Los descreídos también se comportan de manera parecida. La invención del teléfono dio lugar a gestos ambiguos: se hablaba al micrófono, acercado a la boca, pero también se hablaba al vacío. Se trataba, sorprendentemente de un diálogo. Esperábamos, y así ocurría, que el objeto nos respondiera, aunque a veces dejaba de hablarnos, desencadenando la desesperación o la rabia, gritos, insultos, el derribo del aparato o ruegos dirigidos a éste. Los teléfonos portátiles han acentuado esta relación entre el sujeto y el objeto, tan íntima que el objeto de nuestros desvelos, en quien confiamos, nos tiene sujetos.

Cada día, actuamos como los locos: hablamos al vacío; pero, en verdad, nos comportamos como crédulos fieles: hablamos ante y a las máquinas. En unas horas, volveré a encender el ordenador, alzaré la tapa que me mostrará una pantalla, activaré un mecanismo y me pondré a hablar, entonando, con tono convencido, destinado a convencer, con gestos que acompañen las palabras, y expresiones que refuercen las sensaciones que me embargan y que sobre todo quiero despertar, me dispondré a hablar a un objeto -esperando que me escuche y me responda. 

La devoción, la relación íntima con los objetos considerados como seres vivos, tenía lugar ocasionalmente en culturas pre-modernas, antiguas o tradicionales. Los seres humanos hablaban entre si, los días de cada día; solo en determinadas fechas, el monólogo se dirigía hacia un objeto -confiando en que la plegaria se convirtiera en un diálogo. Hoy, en culturas profanas o laicas, cuando no esperamos nada, esperamos que los objetos nos colmen. Les tratamos, les cuidamos y les hablamos -dialogamos más a menudo con ellos que con las personas-, depositamos nuestros deseos o nuestras frustraciones en ellos, confiando plenamente en su atenta recepción. Nos dominan y nos dejamos dominar. Esperamos su intervención. Su presencia nos tranquiliza. Seguimos vivos porque existe esta relación de dependencia o de adoración con un objeto: un ordenador, una pantalla, una cámara.  Pero no son propiamente un espejo o un doble. No son como nosotros. Son entes superiores que nos escuchan o no, sin que nada podamos hacer más que implorarlos y cuidarlos. En cualquier momento, misteriosamente, sin que sepamos porqué, qué hemos dicho o hecho que ha producido una súbita e inexplicable, pero terrible, desafección, enmudecen y dejar de atendernos. Es entonces cuando nos derrumbamos o entramos en pánico. Descubrimos que no somos nada o nadie. Aislados, abandonados, sin que nadie nos preste atención. Y la vida deja de tener sentido.  

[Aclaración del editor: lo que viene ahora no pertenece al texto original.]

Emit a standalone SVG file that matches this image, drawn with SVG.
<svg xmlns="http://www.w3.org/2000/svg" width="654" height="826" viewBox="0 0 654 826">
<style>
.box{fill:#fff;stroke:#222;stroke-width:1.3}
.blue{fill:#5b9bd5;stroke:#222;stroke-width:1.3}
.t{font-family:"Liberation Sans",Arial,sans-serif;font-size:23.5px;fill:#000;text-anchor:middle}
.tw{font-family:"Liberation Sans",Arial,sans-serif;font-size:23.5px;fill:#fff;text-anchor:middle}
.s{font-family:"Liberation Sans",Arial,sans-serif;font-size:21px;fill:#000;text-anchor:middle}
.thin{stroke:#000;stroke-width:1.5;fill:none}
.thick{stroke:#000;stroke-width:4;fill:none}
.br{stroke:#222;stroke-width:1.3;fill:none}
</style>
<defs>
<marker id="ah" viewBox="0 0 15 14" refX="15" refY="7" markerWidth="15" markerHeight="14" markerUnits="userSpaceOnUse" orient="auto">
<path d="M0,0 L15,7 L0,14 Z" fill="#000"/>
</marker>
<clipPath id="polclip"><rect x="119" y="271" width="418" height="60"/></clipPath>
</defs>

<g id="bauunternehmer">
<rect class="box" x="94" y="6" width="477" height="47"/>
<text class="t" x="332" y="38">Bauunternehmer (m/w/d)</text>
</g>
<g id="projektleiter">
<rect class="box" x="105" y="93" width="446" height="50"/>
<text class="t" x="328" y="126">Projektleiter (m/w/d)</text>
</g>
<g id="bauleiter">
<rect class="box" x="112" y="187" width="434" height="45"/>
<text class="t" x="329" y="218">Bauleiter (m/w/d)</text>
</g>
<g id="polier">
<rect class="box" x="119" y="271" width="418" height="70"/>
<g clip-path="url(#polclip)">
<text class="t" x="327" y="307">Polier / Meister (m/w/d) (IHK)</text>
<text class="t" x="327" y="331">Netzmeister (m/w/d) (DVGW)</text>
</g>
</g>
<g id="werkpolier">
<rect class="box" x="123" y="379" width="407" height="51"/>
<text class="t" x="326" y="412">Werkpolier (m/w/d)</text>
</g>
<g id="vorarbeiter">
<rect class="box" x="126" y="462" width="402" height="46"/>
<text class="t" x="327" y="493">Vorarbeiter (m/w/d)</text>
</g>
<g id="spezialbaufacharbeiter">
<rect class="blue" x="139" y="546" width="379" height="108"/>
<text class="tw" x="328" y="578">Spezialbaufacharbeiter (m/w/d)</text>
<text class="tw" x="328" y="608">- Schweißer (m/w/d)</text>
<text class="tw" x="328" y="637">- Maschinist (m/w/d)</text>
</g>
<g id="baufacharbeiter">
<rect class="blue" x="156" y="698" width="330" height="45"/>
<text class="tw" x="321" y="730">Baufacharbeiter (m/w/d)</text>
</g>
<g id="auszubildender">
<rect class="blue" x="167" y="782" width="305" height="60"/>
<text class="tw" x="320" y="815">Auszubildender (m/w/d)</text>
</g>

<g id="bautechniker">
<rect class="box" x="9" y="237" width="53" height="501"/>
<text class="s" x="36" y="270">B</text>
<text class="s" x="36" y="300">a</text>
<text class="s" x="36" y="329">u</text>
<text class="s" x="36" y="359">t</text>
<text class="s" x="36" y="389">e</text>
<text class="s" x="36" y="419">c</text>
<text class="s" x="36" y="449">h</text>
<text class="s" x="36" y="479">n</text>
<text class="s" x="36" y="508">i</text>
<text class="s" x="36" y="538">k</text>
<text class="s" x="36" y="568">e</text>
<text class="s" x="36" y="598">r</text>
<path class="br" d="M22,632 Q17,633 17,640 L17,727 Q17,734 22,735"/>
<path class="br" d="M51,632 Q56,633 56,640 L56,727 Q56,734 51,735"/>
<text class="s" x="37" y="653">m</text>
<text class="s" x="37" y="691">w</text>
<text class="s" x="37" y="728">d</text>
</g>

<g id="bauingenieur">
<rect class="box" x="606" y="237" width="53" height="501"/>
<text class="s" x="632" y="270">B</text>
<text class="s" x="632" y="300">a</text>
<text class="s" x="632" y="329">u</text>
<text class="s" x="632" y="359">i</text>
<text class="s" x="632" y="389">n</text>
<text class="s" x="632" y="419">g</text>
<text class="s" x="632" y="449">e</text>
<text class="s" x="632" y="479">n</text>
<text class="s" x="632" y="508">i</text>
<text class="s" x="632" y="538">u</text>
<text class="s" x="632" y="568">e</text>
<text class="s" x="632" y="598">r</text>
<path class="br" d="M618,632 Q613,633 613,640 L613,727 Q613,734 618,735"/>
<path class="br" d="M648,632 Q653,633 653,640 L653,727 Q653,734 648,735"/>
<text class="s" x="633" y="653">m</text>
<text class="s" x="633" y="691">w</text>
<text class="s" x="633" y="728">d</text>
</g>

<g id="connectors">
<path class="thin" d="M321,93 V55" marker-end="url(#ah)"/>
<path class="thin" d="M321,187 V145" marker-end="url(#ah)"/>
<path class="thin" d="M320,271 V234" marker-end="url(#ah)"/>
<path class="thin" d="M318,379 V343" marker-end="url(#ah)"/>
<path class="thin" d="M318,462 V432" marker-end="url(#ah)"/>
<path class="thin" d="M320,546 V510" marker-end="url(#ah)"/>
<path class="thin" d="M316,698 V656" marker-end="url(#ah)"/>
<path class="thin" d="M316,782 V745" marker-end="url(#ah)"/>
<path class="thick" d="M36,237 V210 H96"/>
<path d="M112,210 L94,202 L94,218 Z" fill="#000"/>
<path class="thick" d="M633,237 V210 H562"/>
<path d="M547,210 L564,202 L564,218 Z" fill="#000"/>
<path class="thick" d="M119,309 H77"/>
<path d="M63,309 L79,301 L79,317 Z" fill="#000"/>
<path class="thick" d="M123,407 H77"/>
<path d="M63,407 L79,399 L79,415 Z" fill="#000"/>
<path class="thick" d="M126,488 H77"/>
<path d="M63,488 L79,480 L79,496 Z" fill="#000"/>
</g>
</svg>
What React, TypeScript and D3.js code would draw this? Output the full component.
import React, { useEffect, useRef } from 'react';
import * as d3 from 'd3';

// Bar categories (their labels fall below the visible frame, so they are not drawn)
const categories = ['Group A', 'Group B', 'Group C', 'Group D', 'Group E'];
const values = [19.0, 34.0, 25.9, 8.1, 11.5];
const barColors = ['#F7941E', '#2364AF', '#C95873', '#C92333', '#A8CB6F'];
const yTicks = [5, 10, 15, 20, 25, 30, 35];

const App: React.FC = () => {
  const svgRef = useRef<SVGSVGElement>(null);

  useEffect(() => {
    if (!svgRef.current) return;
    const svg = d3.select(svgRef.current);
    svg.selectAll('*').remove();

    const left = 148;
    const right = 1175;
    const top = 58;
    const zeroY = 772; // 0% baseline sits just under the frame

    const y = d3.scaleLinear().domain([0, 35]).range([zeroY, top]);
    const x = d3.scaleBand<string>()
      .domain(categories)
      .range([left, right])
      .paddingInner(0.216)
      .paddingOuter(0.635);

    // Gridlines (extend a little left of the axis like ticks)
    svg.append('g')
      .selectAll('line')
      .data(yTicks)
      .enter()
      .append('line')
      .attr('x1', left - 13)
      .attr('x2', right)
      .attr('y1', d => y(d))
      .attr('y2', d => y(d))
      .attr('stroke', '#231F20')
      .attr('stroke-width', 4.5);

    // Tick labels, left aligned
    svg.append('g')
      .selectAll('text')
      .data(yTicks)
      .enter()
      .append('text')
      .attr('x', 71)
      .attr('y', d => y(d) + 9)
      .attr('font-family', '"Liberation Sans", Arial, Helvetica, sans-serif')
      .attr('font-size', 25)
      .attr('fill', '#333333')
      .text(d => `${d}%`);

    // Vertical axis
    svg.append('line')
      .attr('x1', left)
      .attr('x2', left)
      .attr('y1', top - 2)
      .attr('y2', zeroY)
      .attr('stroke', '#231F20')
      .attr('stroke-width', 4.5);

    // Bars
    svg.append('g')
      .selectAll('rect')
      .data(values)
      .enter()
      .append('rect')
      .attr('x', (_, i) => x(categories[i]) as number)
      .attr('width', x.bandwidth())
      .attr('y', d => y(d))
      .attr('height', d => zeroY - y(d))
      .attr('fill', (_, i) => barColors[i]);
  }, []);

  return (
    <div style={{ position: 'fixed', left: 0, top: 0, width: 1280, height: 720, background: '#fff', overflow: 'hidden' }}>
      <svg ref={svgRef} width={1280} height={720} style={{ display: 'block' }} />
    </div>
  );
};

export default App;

La era de la fe no fue ayer; es hoy y, si seguimos así, y mañana. El ser humano es quien fabrica objetos, ciertamente; pero es aún más quien vive dependiendo de ellos. No nos cabe otra manera de ser. Creamos porque sabemos que estamos solos, porque nos sentimos solos, confiando en suplir este vacío. Entre la piedra grabada hace decenas de miles de años, y la pantalla en la que escribo, no cabe diferencia alguna. Me aferro a ella para sentirme vivo.